If you add a worker, shut down a worker, or a worker fails unexpectedly, the rest of the workers detect this and automatically coordinate to redistribute connectors and tasks across the updated set of available workers.
Configuration Management
Worker
See
Cluster
Distributed workers that are configured with matching group.id values in their configuration file automatically discover each other and form a cluster.
All worker configurations must have matching:
- config.storage.topic,
- offset.storage.topic,
- and status.storage.topic properties.
Locally
In distributed mode, if you run more than one worker per host (for example, if you are testing distributed mode locally during development), the following settings must have different values for each instance:
- rest.port - the port the REST interface listens on for HTTP requests
Connector
Creation
Rest
To create a connector, you start the workers and then make a REST request to create/manage a connector
Example: FileSinkConnector where the worker has been started on localhost
curl -X POST -H "Content-Type: application/json" --data @config.json http://localhost:8083/connectors
- or inline
curl -X POST -H "Content-Type: application/json" --data '{"name": "local-file-sink", "config": {"connector.class":"FileStreamSinkConnector", "tasks.max":"1", "file":"test.sink.txt", "topics":"connect-test" }}' http://localhost:8083/connectors
Use the REST API to deploy and manage the connectors when running in distributed mode. See connect-managing-distributed-mode
Confluent cli
With the cli. Load a bundled connector with a predefined name or custom connector with a given configuration.
Upon success it will print the connector’s configuration.
confluent load [<connector-name> [-d <connector-config-file>]]
where:
- connector-name is the id of the connector (which is its name). If the config file has it, it will be overwritten with the command line value.

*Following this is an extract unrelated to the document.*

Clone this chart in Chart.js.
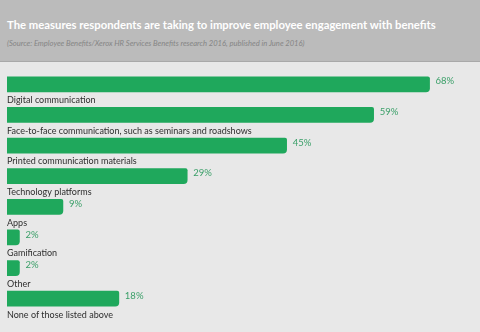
<!DOCTYPE html>
<html>
<head>
<meta charset="utf-8">
<script src="https://cdn.jsdelivr.net/npm/chart.js@4.4.1/dist/chart.umd.min.js"></script>
<style>
  html, body { margin: 0; padding: 0; width: 480px; height: 332px; overflow: hidden; background: #e8e8e8; font-family: Lato, "Open Sans", sans-serif; }
  #hdr { position: absolute; left: 0; top: 0; width: 480px; height: 62px; background: #bbbbbb; border-bottom: 1px solid #a9a9a9; box-sizing: border-box; }
  #title { position: absolute; left: 7px; top: 18px; font-size: 11.3px; font-weight: bold; color: #ffffff; white-space: nowrap; }
  #sub { position: absolute; left: 7px; top: 38px; font-size: 7.6px; font-style: italic; color: #858585; white-space: nowrap; }
  #wrap { position: absolute; left: 0; top: 62px; width: 480px; height: 270px; }
</style>
</head>
<body>
<div id="hdr">
  <div id="title">The measures respondents are taking to improve employee engagement with benefits</div>
  <div id="sub">(Source: Employee Benefits/Xerox HR Services Benefits research 2016, published in June 2016)</div>
</div>
<div id="wrap"><canvas id="c" width="480" height="270"></canvas></div>
<script>
const categories = [
  "Digital communication",
  "Face-to-face communication, such as seminars and roadshows",
  "Printed communication materials",
  "Technology platforms",
  "Apps",
  "Gamification",
  "Other",
  "None of those listed above"
];
const percentValues = [68, 59, 45, 29, 9, 2, 2, 18];

const valueLabels = {
  id: 'valueLabels',
  afterDatasetsDraw(chart) {
    const ctx = chart.ctx;
    const meta = chart.getDatasetMeta(0);
    ctx.save();
    ctx.font = '9.5px Lato, sans-serif';
    ctx.fillStyle = '#3a9f68';
    ctx.textAlign = 'left';
    ctx.textBaseline = 'middle';
    meta.data.forEach((bar, i) => {
      ctx.fillText(percentValues[i] + '%', bar.x + 6, bar.y - 3);
    });
    ctx.restore();
  }
};

new Chart(document.getElementById('c'), {
  type: 'bar',
  data: {
    labels: categories,
    datasets: [{
      data: percentValues,
      backgroundColor: '#1fa85c',
      borderRadius: { topLeft: 0, bottomLeft: 0, topRight: 2, bottomRight: 4 },
      borderSkipped: false,
      barThickness: 15
    }]
  },
  options: {
    indexAxis: 'y',
    responsive: false,
    animation: false,
    layout: { padding: { left: 7, right: 38, top: 7, bottom: 18 } },
    plugins: { legend: { display: false }, tooltip: { enabled: false } },
    scales: {
      x: { display: false, min: 0, max: 70 },
      y: {
        grid: { display: false, drawTicks: false },
        border: { display: false },
        ticks: {
          mirror: true,
          padding: 0,
          autoSkip: false,
          labelOffset: 16,
          color: '#2e2e2e',
          font: { family: 'Lato', size: 9 }
        }
      }
    }
  },
  plugins: [valueLabels]
});
</script>
</body>
</html>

- connector-config-file can be a properties or json files. If not specified, default to /etc/kafka/connect-<connector-name>.properties.
Example:
confluent load file-source
# same as
confluent load file-source -d /etc/kafka/connect-file-source.properties
{
"name": "file-source",
"config": {
"connector.class": "FileStreamSource",
"tasks.max": "1",
"file": "test.txt",
"topic": "connect-test",
"name": "file-source"
},
"tasks": []
}
Status
Connectors and their tasks publish status updates to a shared topic (configured with status.storage.topic) which all workers in the cluster monitor.

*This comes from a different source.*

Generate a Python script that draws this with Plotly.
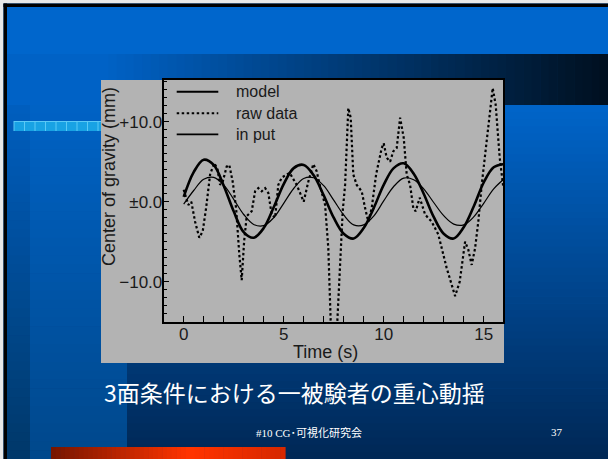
import plotly.graph_objects as go

W, H = 608, 459

# ---------------- data ----------------
time_smooth = [0.0, 0.5, 1.0, 1.5, 2.0, 2.5, 3.0, 3.5, 4.0, 4.5, 5.0, 5.5, 6.0, 6.5, 7.0, 7.5,
               8.0, 8.5, 9.0, 9.5, 10.0, 10.5, 11.0, 11.5, 12.0, 12.5, 13.0, 13.5, 14.0, 14.5,
               15.0, 15.5, 16.0]
model = [0.6, 3.7, 5.25, 4.6, 2.0, -1.2, -3.8, -4.5, -3.3, -0.7, 2.2, 4.2, 4.6, 3.3, 0.8, -2.0,
         -4.0, -4.6, -3.3, -0.8, 2.1, 4.2, 4.8, 3.5, 1.0, -1.9, -4.0, -4.6, -3.2, -0.6,
         2.4, 4.3, 4.7]
input_signal = [-0.3, 1.4, 2.8, 3.05, 2.1, 0.3, -1.6, -2.85, -3.0, -2.0, -0.2, 1.65, 2.9, 3.0, 2.0, 0.2,
                -1.65, -2.9, -2.9, -1.8, 0.1, 1.9, 2.95, 2.75, 1.6, -0.1, -1.75, -2.8, -2.9, -1.9,
                -0.2, 1.6, 2.8]

time_raw = [0.00, 0.12, 0.23, 0.38, 0.57, 0.78, 0.95, 1.12, 1.32, 1.52, 1.68, 1.82, 1.95, 2.15,
            2.28, 2.45, 2.62, 2.78, 2.90, 3.02, 3.15, 3.40, 3.57, 3.73, 3.90, 4.07, 4.23, 4.40,
            4.57, 4.73, 4.90, 5.15, 5.30, 5.65, 5.90, 6.00, 6.23, 6.48, 6.65, 6.80, 7.07, 7.23,
            7.35, 7.52, 7.68, 7.82, 7.95, 8.07, 8.23, 8.35, 8.48, 8.65, 8.90, 9.07, 9.23, 9.40,
            9.62, 9.90, 10.00, 10.15, 10.32, 10.48, 10.65, 10.82, 11.00, 11.15, 11.32, 11.48,
            11.60, 11.80, 12.07, 12.40, 12.73, 13.15, 13.57, 13.80, 14.07, 14.23, 14.40, 14.57,
            14.73, 14.90, 15.15, 15.30, 15.45, 15.60, 15.80, 15.97]
raw_data = [1.5, 0.6, -0.4, 0.0, -2.5, -4.5, -3.7, -0.8, 3.4, 4.8, 4.2, 2.1, 2.5, 4.4,
            4.6, 2.5, -0.8, -6.6, -9.8, -5.0, -1.8, -1.2, 1.3, 1.7, 1.3, 1.7, 1.1, -1.6,
            -2.0, 2.1, 3.0, 3.4, 3.6, 2.1, 0.5, 0.0, 2.5, 4.7, 3.8, 2.1, -0.4, -5.8,
            -15.0, -17.5, -15.0, -7.5, -1.2, 2.1, 11.7, 10.5, 3.4, 2.1, 1.3, -0.8, -2.5, -0.8,
            3.4, 6.7, 7.3, 5.5, 5.0, 6.3, 6.7, 10.5, 8.0, 3.4, 2.1, -0.8,
            -1.2, 0.5, -1.6, -2.5, -4.1, -8.3, -11.8, -10.0, -5.0, -6.0, -7.9, -5.8,
            -2.5, 2.1, 7.5, 10.9, 14.2, 12.1, 5.5, 2.0]

y_tickvals = [-10, 0, 10]
y_ticktext = ["\u221210.0", "\u00b10.0", "+10.0"]
x_tickvals = [0, 5, 10, 15]
legend_names = ["model", "raw data", "in put"]

title_text = "3面条件における一被験者の重心動揺"
footer_text = "#10 CG･可視化研究会"
page_text = "37"

# ---------------- helpers ----------------
def X(px):
    return px / W

def Y(py):
    return 1 - py / H

def rgb(c):
    return "rgb(%d,%d,%d)" % tuple(int(round(v)) for v in c)

def mix(c0, c1, f):
    return tuple(a + (b - a) * f for a, b in zip(c0, c1))

shapes = []

def rect(x0, y0, x1, y1, color):
    shapes.append(dict(type="rect", xref="paper", yref="paper", layer="below",
                       x0=X(x0), x1=X(x1), y0=Y(y1), y1=Y(y0),
                       fillcolor=color, line=dict(width=0)))

def vgrad(x0, x1, y0, y1, c0, c1, n=40):
    step = (y1 - y0) / n
    for i in range(n):
        f = i / (n - 1)
        rect(x0, y0 + i * step, x1, y0 + (i + 1) * step + 0.6, rgb(mix(c0, c1, f)))

def hgrad(x0, x1, y0, y1, c0, c1, n=40):
    step = (x1 - x0) / n
    for i in range(n):
        f = i / (n - 1)
        rect(x0 + i * step, y0, x0 + (i + 1) * step + 0.6, y1, rgb(mix(c0, c1, f)))

# ---------------- slide background ----------------
rect(0, 0, W, H, "rgb(0,102,204)")
vgrad(7, W, 105, H, (0, 100, 200), (0, 40, 86), 50)
vgrad(30, 127, 105, H, (0, 98, 196), (0, 72, 140), 40)
vgrad(7, 30, 105, H, (0, 94, 190), (0, 56, 106), 40)
rect(7, 54, 100, 105, "rgb(0,98,198)")
hgrad(100, W, 54, 105, (0, 98, 198), (0, 16, 32), 60)
rect(0, 0, W, 3.5, "rgb(232,232,232)")
rect(0, 0, 3.5, H, "rgb(232,232,232)")
rect(3.5, 3.5, W, 7, "black")
rect(3.5, 3.5, 7, H, "black")
rect(14, 121, 101, 131, "rgb(24,162,228)")
for k in range(9):
    xx = 14 + k * 10.5
    shapes.append(dict(type="line", xref="paper", yref="paper", layer="below",
                       x0=X(xx), x1=X(xx), y0=Y(131), y1=Y(121),
                       line=dict(color="rgb(90,200,245)", width=1)))
shapes.append(dict(type="line", xref="paper", yref="paper", layer="below",
                   x0=X(14), x1=X(101), y0=Y(121.5), y1=Y(121.5),
                   line=dict(color="rgb(90,200,245)", width=1)))
hgrad(51, 190, 447, H, (120, 22, 0), (255, 52, 0), 30)
hgrad(190, 285, 447, H, (255, 52, 0), (215, 40, 0), 20)
rect(101, 80, 504, 363, "rgb(179,179,179)")

# ---------------- figure ----------------
fig = go.Figure()
fig.add_trace(go.Scatter(x=time_smooth, y=input_signal, mode="lines", name=legend_names[2],
                         line=dict(color="black", width=1.2, shape="spline"), showlegend=False))
fig.add_trace(go.Scatter(x=time_smooth, y=model, mode="lines", name=legend_names[0],
                         line=dict(color="black", width=2.6, shape="spline"), showlegend=False))
fig.add_trace(go.Scatter(x=time_raw, y=raw_data, mode="lines", name=legend_names[1],
                         line=dict(color="black", width=2.2, dash="2.5px,2.5px"), showlegend=False))

leg_rows = [(91.7, 2.0, "solid"), (113.3, 2.0, "2.5px,2.5px"), (134.3, 1.8, "solid")]
annotations = []
for (py, lw, dash), name in zip(leg_rows, legend_names):
    shapes.append(dict(type="line", xref="paper", yref="paper", layer="above",
                       x0=X(176.7), x1=X(218.3), y0=Y(py), y1=Y(py),
                       line=dict(color="black", width=lw, dash=dash)))
    annotations.append(dict(xref="paper", yref="paper", x=X(234), y=Y(py), text=name,
                            showarrow=False, xanchor="left", yanchor="middle",
                            font=dict(family="Liberation Sans", size=16, color="#1a1a1a")))

annotations.append(dict(xref="paper", yref="paper", x=X(325.5), y=Y(351.5), text="Time (s)",
                        showarrow=False, xanchor="center", yanchor="middle",
                        font=dict(family="Liberation Sans", size=18, color="#1a1a1a")))
annotations.append(dict(xref="paper", yref="paper", x=X(108.5), y=Y(176.5),
                        text="Center of gravity (mm)", textangle=-90,
                        showarrow=False, xanchor="center", yanchor="middle",
                        font=dict(family="Liberation Sans", size=18, color="#1a1a1a")))
annotations.append(dict(xref="paper", yref="paper", x=X(102), y=Y(392), text=title_text,
                        showarrow=False, xanchor="left", yanchor="middle",
                        font=dict(family="Noto Sans CJK JP", size=23, color="white")))
annotations.append(dict(xref="paper", yref="paper", x=X(309), y=Y(432), text=footer_text,
                        showarrow=False, xanchor="center", yanchor="middle",
                        font=dict(family="Liberation Serif, Noto Sans CJK JP", size=11, color="white")))
annotations.append(dict(xref="paper", yref="paper", x=X(557), y=Y(432), text=page_text,
                        showarrow=False, xanchor="center", yanchor="middle",
                        font=dict(family="Liberation Serif", size=11, color="white")))

x_left, x_right = 163.5, 503.0
y_top, y_bottom = 80.0, 322.0
x0_px, x_scale = 183.7, 20.0
y0_px, y_scale = 201.7, 8.0

fig.update_layout(
    width=W, height=H,
    margin=dict(l=0, r=0, t=0, b=0),
    paper_bgcolor="rgb(0,102,204)",
    plot_bgcolor="rgba(0,0,0,0)",
    shapes=shapes,
    annotations=annotations,
    showlegend=False,
    xaxis=dict(
        domain=[X(x_left), X(x_right)],
        range=[(x_left - x0_px) / x_scale, (x_right - x0_px) / x_scale],
        tickmode="array", tickvals=x_tickvals,
        ticks="inside", ticklen=6, tickwidth=1.3, tickcolor="black",
        minor=dict(dtick=1, tick0=0, ticks="inside", ticklen=6, tickwidth=1.3, tickcolor="black"),
        showline=True, mirror=True, linecolor="black", linewidth=1.6,
        showgrid=False, zeroline=False,
        ticklabelstandoff=-4,
        tickfont=dict(family="Liberation Sans", size=17, color="#1a1a1a"),
    ),
    yaxis=dict(
        domain=[Y(y_bottom), Y(y_top)],
        range=[(y0_px - y_bottom) / y_scale, (y0_px - y_top) / y_scale],
        tickmode="array", tickvals=y_tickvals, ticktext=y_ticktext,
        ticks="inside", ticklen=6, tickwidth=1.3, tickcolor="black",
        minor=dict(dtick=1, tick0=0, ticks="inside", ticklen=4, tickwidth=1.3, tickcolor="black"),
        showline=True, mirror=True, linecolor="black", linewidth=1.6,
        showgrid=False, zeroline=False,
        ticklabelstandoff=-4,
        tickfont=dict(family="Liberation Sans", size=17, color="#1a1a1a"),
    ),
)

fig.write_html("out.html", config={"displayModeBar": False},
               post_script="document.body.style.margin='0';document.body.style.overflow='hidden';")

You can see the signification of the state here.
# All connectors
confluent status connectors
# One connector
confluent status connectorName
{
"name": "connectorName",
"connector": {
"state": "RUNNING",
"worker_id": "127.0.0.1:8083"
},
"tasks": [
{
"state": "RUNNING",
"id": 0,
"worker_id": "127.0.0.1:8083"
}
]
}
Because of the rebalancing that happens between worker tasks every time a connector is loaded, a call to confluent status <connector-name> might not succeed immediately after a new connector is loaded. Once rebalancing completes, such calls will be able to return the actual status of a connector.
List
Predefined Connectors
Predefined Connectors are just properties file in /etc/kafka
With the cli:
confluent list connectors
Bundled Predefined Connectors (edit configuration under etc/):
elasticsearch-sink
file-source
file-sink
jdbc-source
jdbc-sink
hdfs-sink
s3-sink
Running connectors
confluent status connectors>
[
"file-source"
]
Unload / Stop ?
confluent unload <connector-name>